OUR daughter’s middle name is Fairlie. She was named after a close friend who has that forename and we think it’s beautiful if unusual.
But why on earth would you give your child a number for a name? Like Seven? Like the Beckhams have?
You wonder what motivates so many celebrities to saddle their offspring with names like Pixie, Dweezil, Q or Petal Blossom Rainbow.
I may have been a simple schoolboy striding purposelessly towards obscurity but, years ago, when I sat anxiously in classrooms, I was grateful to be called Ed (and Perkins) knowing that my name was unlikely to be the first to come into the teacher’s head when looking to check on how thoroughly we’d done our homework.
In those days, the boy with the most obscure name in my class was Albert who, consequently caught a lot of the teachers’ grillings.
And I look back with relief at the fact that my parents did not baptise me with a nutty name like Bogbrush, Beetroot or Millipede. Or, perish the thought, Nuts. That said, I have a grudging admiration for the imaginations of celebrity parents who pluck out names like Apple, Daisy Boo and Sailor for their unsuspecting offspring.
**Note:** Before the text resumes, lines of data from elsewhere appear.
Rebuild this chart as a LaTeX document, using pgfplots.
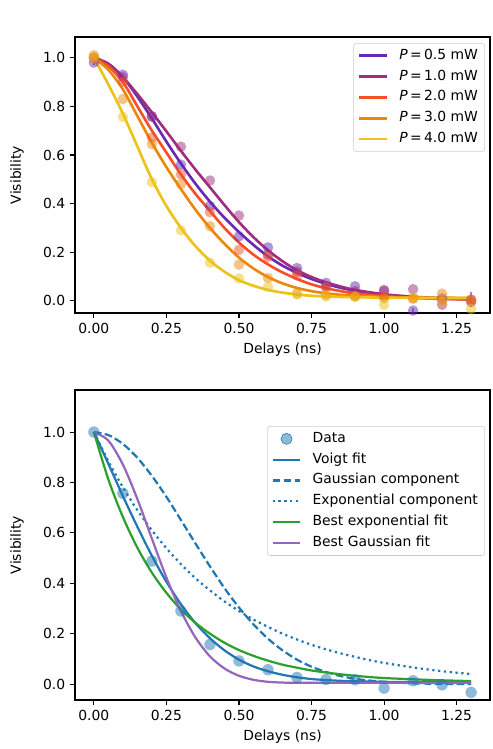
\documentclass[border=0pt]{standalone}
\usepackage{fontspec}
\setmainfont{DejaVu Sans}
\usepackage{pgfplots}
\usepackage{pgfplotstable}
\pgfplotsset{compat=1.18}

\definecolor{c05}{RGB}{104,42,180}
\definecolor{c10}{RGB}{160,45,125}
\definecolor{c20}{RGB}{245,80,40}
\definecolor{c30}{RGB}{235,135,10}
\definecolor{c40}{RGB}{235,195,25}
\definecolor{tabblue}{RGB}{31,119,180}
\definecolor{tabgreen}{RGB}{44,160,44}
\definecolor{tabpurple}{RGB}{148,103,189}

% measured points, panel (a); p40 is also the data of panel (b)
\pgfplotstableread{
x   p05    e05  p10    p20    p30    p40
0.0 0.98   0.01 1.00   1.00   1.01   1.00
0.1 0.93   0    0.92   0.90   0.83   0.757
0.2 0.757  0    0.76   0.672  0.645  0.488
0.3 0.56   0    0.634  0.52   0.48   0.29
0.4 0.39   0    0.495  0.365  0.307  0.157
0.5 0.265  0    0.351  0.21   0.149  0.092
0.6 0.22   0    0.19   0.18   0.094  0.057
0.7 0.135  0    0.12   0.105  0.03   0.026
0.8 0.074  0    0.06   0.057  0.023  0.018
0.9 0.06   0    0.04   0.02   0.018  0.017
1.0 0.04   0    0.045  0.02   0.01   -0.016
1.1 -0.04  0.01 0.048  0.01   0.01   0.013
1.2 0.01   0    -0.016 0.0    0.03   -0.003
1.3 0.005  0.03 -0.005 0.0    0.005  -0.033
}\dataA

% fitted curves, panel (a)
\pgfplotstableread{
x    m05   m10   m20   m30   m40
0.00 1     1     1     1     1
0.05 0.975 0.975 0.965 0.95  0.89
0.10 0.92  0.92  0.90  0.87  0.77
0.15 0.84  0.85  0.80  0.76  0.635
0.20 0.75  0.775 0.70  0.65  0.50
0.25 0.655 0.697 0.61  0.55  0.39
0.30 0.565 0.617 0.52  0.46  0.30
0.35 0.482 0.54  0.44  0.375 0.225
0.40 0.408 0.467 0.37  0.30  0.165
0.45 0.342 0.394 0.30  0.235 0.12
0.50 0.283 0.324 0.24  0.178 0.085
0.55 0.23  0.262 0.19  0.133 0.062
0.60 0.183 0.208 0.15  0.098 0.045
0.65 0.145 0.163 0.117 0.072 0.034
0.70 0.115 0.126 0.09  0.053 0.026
0.75 0.09  0.098 0.068 0.04  0.021
0.80 0.07  0.076 0.052 0.031 0.018
0.85 0.054 0.059 0.04  0.025 0.016
0.90 0.042 0.045 0.031 0.021 0.015
1.00 0.025 0.027 0.019 0.016 0.013
1.10 0.015 0.017 0.012 0.014 0.012
1.20 0.009 0.011 0.008 0.013 0.012
1.30 0.006 0.008 0.006 0.012 0.012
}\fitA

% fitted curves, panel (b)
\pgfplotstableread{
x    vo    ga    ex    be    bg
0.00 1     1     1     1     1
0.05 0.874 0.988 0.884 0.812 0.966
0.10 0.746 0.953 0.781 0.663 0.871
0.15 0.624 0.898 0.690 0.541 0.734
0.20 0.509 0.826 0.610 0.442 0.577
0.25 0.406 0.743 0.539 0.362 0.423
0.30 0.317 0.651 0.476 0.296 0.290
0.35 0.242 0.558 0.420 0.243 0.185
0.40 0.182 0.467 0.372 0.200 0.110
0.45 0.134 0.381 0.328 0.164 0.062
0.50 0.097 0.304 0.290 0.135 0.033
0.55 0.070 0.237 0.256 0.112 0.017
0.60 0.051 0.180 0.227 0.093 0.009
0.65 0.037 0.134 0.200 0.077 0.006
0.70 0.027 0.097 0.177 0.065 0.005
0.75 0.020 0.069 0.156 0.054 0.005
0.80 0.016 0.048 0.138 0.046 0.005
0.85 0.013 0.032 0.122 0.039 0.005
0.90 0.011 0.021 0.108 0.033 0.005
0.95 0.010 0.014 0.095 0.028 0.005
1.00 0.009 0.009 0.084 0.024 0.005
1.10 0.008 0.003 0.066 0.019 0.005
1.20 0.008 0.001 0.051 0.015 0.005
1.30 0.008 0.000 0.040 0.012 0.005
}\fitB

\pgfplotsset{
  panel/.style={
    scale only axis, width=298.8pt,
    anchor=south west,
    xmin=-0.065, xmax=1.365,
    xtick={0,0.25,0.5,0.75,1,1.25},
    ytick={0,0.2,0.4,0.6,0.8,1},
    xticklabel style={/pgf/number format/.cd,fixed,fixed zerofill,precision=2},
    yticklabel style={/pgf/number format/.cd,fixed,fixed zerofill,precision=1},
    /pgf/number format/assume math mode=true,
    tick label style={font=\fontsize{10}{12}\selectfont},
    label style={font=\fontsize{10}{12}\selectfont},
    tick align=outside, xtick pos=bottom, ytick pos=left,
    major tick length=3.5pt,
    every tick/.style={black, line width=0.8pt},
    axis line style={line width=0.8pt},
    xlabel={Delays (ns)}, ylabel={Visibility},
    ylabel shift=7pt,
    legend cell align=left,
    legend style={anchor=north east,
      draw=black!20, rounded corners=2pt, fill=white, fill opacity=0.8, text opacity=1,
      font=\fontsize{10}{12}\selectfont, row sep=1pt, inner xsep=3pt, inner ysep=2pt,
      nodes={text height=7.5pt, text depth=2.5pt, inner sep=2pt}},
    legend image code/.code={\draw[##1] (0pt,0pt) -- (20pt,0pt); \path (26pt,0pt);},
  },
  pts/.style={only marks, mark=*, mark size=3.8pt, forget plot, color=#1,
    mark options={draw opacity=0, fill=#1, fill opacity=0.5}},
  fit/.style={#1, line width=1.9pt, smooth},
  fitb/.style={#1, line width=1.6pt, smooth},
}

\newcommand{\Pw}[1]{\textit{P}\,=\,#1 mW}

\begin{document}
\begin{tikzpicture}
\useasboundingbox (0,0) rectangle (354.24pt,539.28pt);

\begin{axis}[panel, at={(54pt,313.9pt)}, height=198.7pt,
  ymin=-0.05, ymax=1.085,
  legend style={at={(1,1)}, xshift=-3.6pt, yshift=-4.3pt}]
\addplot[pts=c05, error bars/.cd, y dir=both, y explicit, error mark=none,
  error bar style={c05, line width=1pt, opacity=0.6}]
  table[x=x, y=p05, y error=e05] {\dataA};
\addplot[fit=c05] table[x=x, y=m05] {\fitA};
\addlegendentry{\Pw{0.5}}
\addplot[pts=c10] table[x=x, y=p10] {\dataA};
\addplot[fit=c10] table[x=x, y=m10] {\fitA};
\addlegendentry{\Pw{1.0}}
\addplot[pts=c20] table[x=x, y=p20] {\dataA};
\addplot[fit=c20] table[x=x, y=m20] {\fitA};
\addlegendentry{\Pw{2.0}}
\addplot[pts=c30] table[x=x, y=p30] {\dataA};
\addplot[fit=c30] table[x=x, y=m30] {\fitA};
\addlegendentry{\Pw{3.0}}
\addplot[pts=c40] table[x=x, y=p40] {\dataA};
\addplot[fit=c40] table[x=x, y=m40] {\fitA};
\addlegendentry{\Pw{4.0}}
\node[anchor=south west, inner sep=0pt, font=\fontsize{12}{14}\selectfont]
  at (rel axis cs:0,1) [yshift=6pt] {(a)};
\end{axis}

\begin{axis}[panel, at={(54pt,35.3pt)}, height=223.2pt,
  ymin=-0.063, ymax=1.167,
  legend style={at={(1,1)}, xshift=-3.6pt, yshift=-26pt}]
\addplot[only marks, mark=*, mark size=4.1pt, color=tabblue,
  mark options={draw opacity=0, fill=tabblue, fill opacity=0.5},
  legend image code/.code={\fill[tabblue, fill opacity=0.5] (10pt,0pt) circle (4pt); \path (26pt,0pt);}]
  table[x=x, y=p40] {\dataA};
\addlegendentry{Data}
\addplot[fitb=tabblue] table[x=x, y=vo] {\fitB};
\addlegendentry{Voigt fit}
\addplot[fitb=tabblue, dash pattern=on 5.55pt off 2.4pt] table[x=x, y=ga] {\fitB};
\addlegendentry{Gaussian component}
\addplot[fitb=tabblue, dash pattern=on 1.6pt off 2.6pt] table[x=x, y=ex] {\fitB};
\addlegendentry{Exponential component}
\addplot[fitb=tabgreen] table[x=x, y=be] {\fitB};
\addlegendentry{Best exponential fit}
\addplot[fitb=tabpurple] table[x=x, y=bg] {\fitB};
\addlegendentry{Best Gaussian fit}
\node[anchor=south west, inner sep=0pt, font=\fontsize{12}{14}\selectfont]
  at (rel axis cs:0,1) [yshift=6pt] {(b)};
\end{axis}
\end{tikzpicture}
\end{document}
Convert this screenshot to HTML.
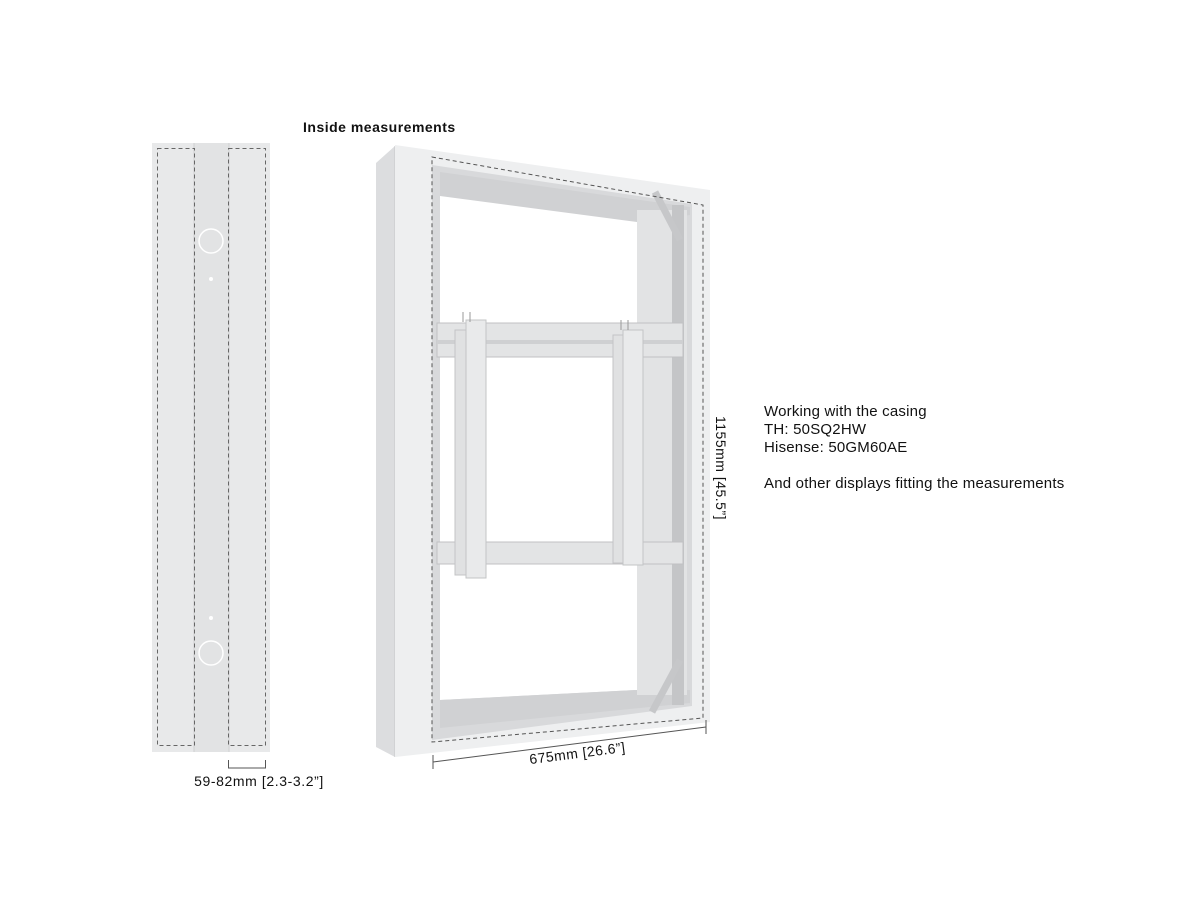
<!DOCTYPE html>
<html><head><style>
html,body{margin:0;padding:0;background:#fff;}
svg{display:block;font-family:"Liberation Sans",sans-serif;}
</style></head><body>
<svg width="1200" height="900" viewBox="0 0 1200 900" xmlns="http://www.w3.org/2000/svg">
<!-- Left side piece -->
<rect x="152" y="143" width="118" height="609" fill="#e8e9ea"/>
<rect x="194" y="143" width="35" height="609" fill="#e2e3e4"/>
<line x1="194" y1="143" x2="194" y2="752" stroke="#cfd0d1"/>
<line x1="229" y1="143" x2="229" y2="752" stroke="#cfd0d1"/>
<g fill="none" stroke="#666" stroke-width="1" stroke-dasharray="4,3">
<rect x="157.5" y="148.5" width="37" height="597"/>
<rect x="228.5" y="148.5" width="37" height="597"/>
</g>
<circle cx="211" cy="241" r="12" fill="none" stroke="#fff" stroke-width="1.5"/>
<circle cx="211" cy="279" r="2" fill="#fff"/>
<circle cx="211" cy="653" r="12" fill="none" stroke="#fff" stroke-width="1.5"/>
<circle cx="211" cy="618" r="2" fill="#fff"/>
<g stroke="#555" fill="none"><path d="M228.5 760v8h37v-8"/></g>
<text x="259" y="786" font-size="14" letter-spacing="0.6" text-anchor="middle" fill="#111">59-82mm [2.3-3.2”]</text>

<text x="303" y="132" font-size="14" letter-spacing="0.5" font-weight="bold" fill="#111">Inside measurements</text>

<!-- Main frame -->
<polygon points="376,163 395,146 395,757 376,747" fill="#dcdddf"/>
<line x1="395" y1="146" x2="395" y2="757" stroke="#c6c7c8"/>
<polygon points="395,145 710,190 710,722 395,757" fill="#eeeff0"/>
<polygon points="432,165 692,204 692,706 432,740" fill="#d8d9db"/>
<polygon points="440,195 637,220 637,690 440,700" fill="#fff"/>
<polygon points="440,172 690,207 690,215 637,222 440,196" fill="#d0d1d3"/>
<polygon points="440,700 637,690 690,690 690,703 440,728" fill="#d0d1d3"/>
<rect x="637" y="210" width="50" height="485" fill="#e2e3e4"/>
<rect x="672" y="205" width="12" height="500" fill="#c4c5c7"/>
<line x1="655" y1="192" x2="680" y2="240" stroke="#c6c7c9" stroke-width="7"/>
<line x1="680" y1="660" x2="652" y2="712" stroke="#c6c7c9" stroke-width="7"/>
<!-- crossbars -->
<rect x="437" y="323" width="246" height="34" fill="#e3e4e5" stroke="#c0c1c3"/>
<rect x="437" y="340" width="246" height="4" fill="#cfd0d2"/>
<rect x="437" y="542" width="246" height="22" fill="#e3e4e5" stroke="#c0c1c3"/>
<!-- brackets -->
<rect x="455" y="330" width="14" height="245" fill="#e0e1e2" stroke="#c3c4c6"/>
<rect x="466" y="320" width="20" height="258" fill="#e9eaeb" stroke="#c3c4c6"/>
<rect x="613" y="335" width="12" height="228" fill="#e0e1e2" stroke="#c3c4c6"/>
<rect x="623" y="330" width="20" height="235" fill="#e9eaeb" stroke="#c3c4c6"/>
<g stroke="#999"><line x1="463" y1="312" x2="463" y2="322"/><line x1="470" y1="312" x2="470" y2="322"/><line x1="621" y1="320" x2="621" y2="330"/><line x1="628" y1="320" x2="628" y2="330"/></g>
<!-- dashed outline -->
<polygon points="432,157 703,205 703,718 432,742" fill="none" stroke="#555" stroke-dasharray="4,3"/>
<!-- dims -->
<g stroke="#555" fill="none">
<line x1="433" y1="762" x2="706" y2="727"/>
<line x1="433" y1="755" x2="433" y2="769"/>
<line x1="706" y1="720" x2="706" y2="734"/>
</g>
<text x="578" y="758" font-size="14" letter-spacing="0.5" text-anchor="middle" fill="#111" transform="rotate(-7.3 578 758)">675mm [26.6”]</text>
<text x="0" y="0" font-size="14" letter-spacing="0.5" text-anchor="middle" fill="#111" transform="translate(716 468) rotate(90)">1155mm [45.5”]</text>

<g font-size="15" letter-spacing="0.2" fill="#111">
<text x="764" y="416">Working with the casing</text>
<text x="764" y="434">TH: 50SQ2HW</text>
<text x="764" y="452">Hisense: 50GM60AE</text>
<text x="764" y="488">And other displays fitting the measurements</text>
</g>
</svg>
</body></html>
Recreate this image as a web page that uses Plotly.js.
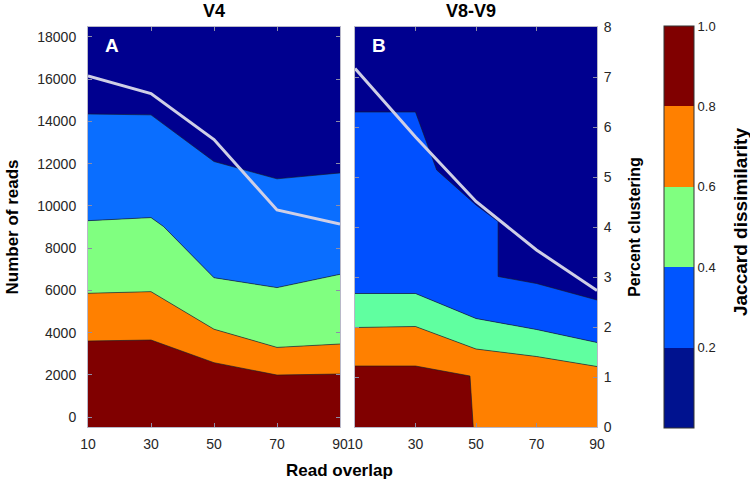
<!DOCTYPE html>
<html>
<head>
<meta charset="utf-8">
<script src="https://cdn.plot.ly/plotly-3.0.1.min.js"></script>
<style>html,body{margin:0;padding:0;background:#fff;}#chart{width:750px;height:479px;}</style>
</head>
<body>
<div id="chart"></div>
<script>
// ---------- data ----------
// Panel A (V4): contour boundaries in "Number of reads"
const aX = [10, 30, 50, 70, 90];
const aLevel08 = [3600, 3650, 2575, 1990, 2040];
const aLevel06 = [5860, 5940, 4160, 3300, 3460];
const aX04 = [10, 30, 34, 50, 70, 90];
const aLevel04 = [9300, 9445, 9020, 6600, 6130, 6760];
const aLevel02 = [14350, 14310, 12100, 11280, 11560];
const aPercent = [7.02, 6.67, 5.75, 4.34, 4.06];

// Panel B (V8-V9): contour boundaries on the percent scale
const bX = [10, 30, 50, 70, 90];
const bX08 = [10, 30, 48, 49.3, 90];
const bLevel08 = [1.22, 1.22, 1.02, -0.2, -0.2];
const bLevel06 = [1.99, 2.01, 1.56, 1.41, 1.21];
const bLevel04 = [2.67, 2.67, 2.17, 1.95, 1.69];
const bX02 = [10, 30, 37, 50, 57.3, 57.3, 70, 90];
const bLevel02 = [6.30, 6.30, 5.14, 4.44, 4.11, 3.01, 2.87, 2.54];
const bPercent = [7.17, 5.8, 4.51, 3.54, 2.73];

const xTicks = [10, 30, 50, 70, 90];
const readTicks = [0, 2000, 4000, 6000, 8000, 10000, 12000, 14000, 16000, 18000];
const readLabels = ['0', '2000', '4000', '6000', '8000', '10000', '12000', '14000', '16000', '18000'];
const pctTicks = [0, 1, 2, 3, 4, 5, 6, 7, 8];
const cbTicks = [0.2, 0.4, 0.6, 0.8, 1.0];
const cbLabels = ['0.2', '0.4', '0.6', '0.8', '1.0'];

// ---------- styles ----------
const FONT = 'Liberation Sans, Arial, sans-serif';
const NAVY = '#00008F';
const A_COLORS = {blue: '#0A6EFF', green: '#80FF80', orange: '#FF8000', red: '#800000'};
const B_COLORS = {blue: '#0050FF', green: '#60FFA0', orange: '#FF8000', red: '#800000'};
const EDGE = {color: '#1a1a1a', width: 0.6};

function band(x, y, color, xa, ya) {
  return {x: x, y: y, type: 'scatter', mode: 'lines', fill: 'tonexty', fillcolor: color,
          line: EDGE, xaxis: xa, yaxis: ya, hoverinfo: 'skip', showlegend: false};
}
function base(x, yv, xa, ya) {
  return {x: x, y: x.map(() => yv), type: 'scatter', mode: 'lines', line: {width: 0},
          xaxis: xa, yaxis: ya, hoverinfo: 'skip', showlegend: false};
}

const traces = [
  // Panel A
  base(aX, -2000, 'x', 'y'),
  band(aX, aLevel08, A_COLORS.red, 'x', 'y'),
  band(aX, aLevel06, A_COLORS.orange, 'x', 'y'),
  band(aX04, aLevel04, A_COLORS.green, 'x', 'y'),
  band(aX, aLevel02, A_COLORS.blue, 'x', 'y'),
  // Panel B
  base(bX, -1, 'x2', 'y2'),
  band(bX08, bLevel08, B_COLORS.red, 'x2', 'y2'),
  band(bX, bLevel06, B_COLORS.orange, 'x2', 'y2'),
  band(bX, bLevel04, B_COLORS.green, 'x2', 'y2'),
  band(bX02, bLevel02, B_COLORS.blue, 'x2', 'y2'),
  {x: bX, y: bPercent, type: 'scatter', mode: 'lines', line: {color: '#CFCFE6', width: 3},
   xaxis: 'x2', yaxis: 'y2', showlegend: false},
  // Panel A percent line
  {x: aX, y: aPercent, type: 'scatter', mode: 'lines', line: {color: '#CFCFE6', width: 3},
   xaxis: 'x', yaxis: 'y3', showlegend: false},
  // colour bar carrier (outside visible range)
  {type: 'heatmap', x: [-60, -50], y: [0, 1], z: [[0, 1], [1, 0]], xaxis: 'x', yaxis: 'y3',
   zmin: 0, zmax: 1, hoverinfo: 'skip',
   colorscale: [[0, '#00128F'], [0.2, '#00128F'], [0.2, '#0055FF'], [0.4, '#0055FF'],
                [0.4, '#80FF80'], [0.6, '#80FF80'], [0.6, '#FF8000'], [0.8, '#FF8000'],
                [0.8, '#800000'], [1, '#800000']],
   colorbar: {x: 1.1316, xanchor: 'left', xpad: 0, ypad: 0, y: 0.5, yanchor: 'middle',
              len: 1.005, lenmode: 'fraction', thickness: 30, thicknessmode: 'pixels',
              outlinewidth: 1, outlinecolor: '#333', ticks: '', tickvals: cbTicks, ticktext: cbLabels,
              ticklabelstandoff: 2,
              tickfont: {family: FONT, size: 13, color: '#222'}}}
];

const axisStyle = {
  ticks: 'inside', ticklen: 4, tickcolor: '#8c8ca8', showline: true, linecolor: '#b8b8c8',
  linewidth: 1, mirror: 'ticks', zeroline: false, showgrid: false, fixedrange: true,
  tickfont: {family: FONT, size: 14, color: '#262626'}
};

const layout = {
  width: 750, height: 479,
  margin: {l: 88, r: 153, t: 27, b: 52, autoexpand: false},
  paper_bgcolor: '#fff', plot_bgcolor: NAVY,
  font: {family: FONT, color: '#000'},
  showlegend: false,
  xaxis: Object.assign({}, axisStyle, {domain: [0, 0.4951], range: [10, 90], tickvals: xTicks, anchor: 'y', ticklabelstandoff: 4}),
  yaxis: Object.assign({}, axisStyle, {range: [-470, 18470], tickvals: readTicks, ticktext: readLabels, anchor: 'x', ticklabelstandoff: 8,
    title: {text: '<b>Number of reads</b>', font: {family: FONT, size: 17}, standoff: 14}}),
  yaxis3: {overlaying: 'y', range: [0, 8], visible: false, fixedrange: true},
  xaxis2: Object.assign({}, axisStyle, {domain: [0.5246, 1], range: [10, 90], tickvals: xTicks, anchor: 'y2', ticklabelstandoff: 4}),
  yaxis2: Object.assign({}, axisStyle, {range: [0, 8], tickvals: pctTicks, anchor: 'x2', side: 'right', ticklabelstandoff: 3,
    title: {text: '<b>Percent clustering</b>', font: {family: FONT, size: 16}, standoff: 18}}),
  annotations: [
    {text: '<b>V4</b>', xref: 'x domain', yref: 'paper', x: 0.5, y: 1.04, yanchor: 'middle', showarrow: false,
     font: {family: FONT, size: 18, color: '#000'}},
    {text: '<b>V8-V9</b>', xref: 'x2 domain', yref: 'paper', x: 0.48, y: 1.04, yanchor: 'middle', showarrow: false,
     font: {family: FONT, size: 18, color: '#000'}},
    {text: '<b>A</b>', xref: 'x domain', yref: 'paper', x: 0.06, y: 0.955, yanchor: 'middle', showarrow: false,
     font: {family: FONT, size: 19, color: '#fff'}},
    {text: '<b>B</b>', xref: 'x2 domain', yref: 'paper', x: 0.062, y: 0.955, yanchor: 'middle', showarrow: false,
     font: {family: FONT, size: 19, color: '#fff'}},
    {text: '<b>Read overlap</b>', xref: 'paper', yref: 'paper', x: 0.495, y: -0.1075, yanchor: 'middle', showarrow: false,
     font: {family: FONT, size: 17, color: '#000'}},
    {text: '<b>Jaccard dissimilarity</b>', xref: 'paper', yref: 'paper', x: 1.281, y: 0.5125, xanchor: 'center', yanchor: 'middle',
     textangle: -90, showarrow: false, font: {family: FONT, size: 19, color: '#000'}}
  ]
};

Plotly.newPlot('chart', traces, layout, {displayModeBar: false, staticPlot: true});
</script>
</body>
</html>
As an admirer of Harper Lee’s To Kill a Mock- ingbird, I have no issue with the Beckhams giving their new baby the slightly bizarre name of Harper. But to burden her with Seven as her middle name is surely ridiculous.
In years to come, will they call her in from the garden when it’s her bedtime by shouting: “Come in Number Seven… your time is up”?
If they do, by the time she’s a teenager, their own names will be Mud.